With the exhibition The Trials and Tribulations of Erwin Blumenfeld, 1930-1950, the Musée d’art et d’histoire du Judaïsme casts light on the career of the famous photographer Erwin Blumenfeld, who worked both in Europe and the United States. The 180 or so photographs, some of which are being shown to the public for the first time, can be seen through 5 March 2023.

The Musée des Arts Décoratifs is presenting a major retrospective devoted to the Italian fashion designer Elsa Schiaparelli. The exhibition Shocking! The surreal worlds of Elsa Schiaparelli, open till 22 January 2023, transports visitors into the creative universe of this prominent figure in haute couture through a dazzling array of her works as well as photographs and posters by the greatest artists of the time.

Until 23 January 2023, the Louvre Museum will present an exhibition focussing on Still Life. Featuring artists from Chardin, Manet and Moillon to Duchamp’s ready-made and prehistoric hand-axes, this exhibition presents an entire historical epic of the representation of inanimate matter.

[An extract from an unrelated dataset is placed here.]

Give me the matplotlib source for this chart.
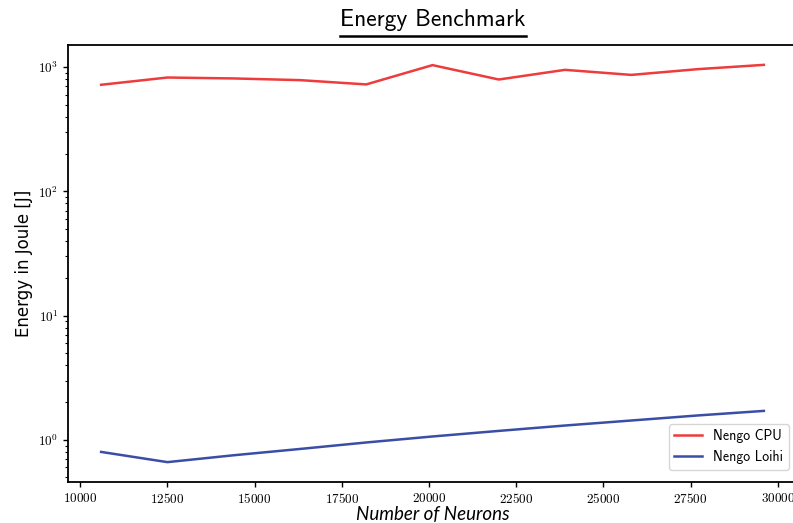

Talking about collections, architecture, and special places, do not miss the Bourse de Commerce; located in the very heart of Paris, it is the new exhibition space for the Pinault Collection. This historic building has been fully restored and transformed into a museum by famous Japanese architect Tadao Ando, creating a dialogue between heritage and contemporary creation, between the past and the present. This is the perfect place in Paris where you can either start or end a journey in time, travelling from the past directly to the future while falling in love with the art of the Ville Lumière.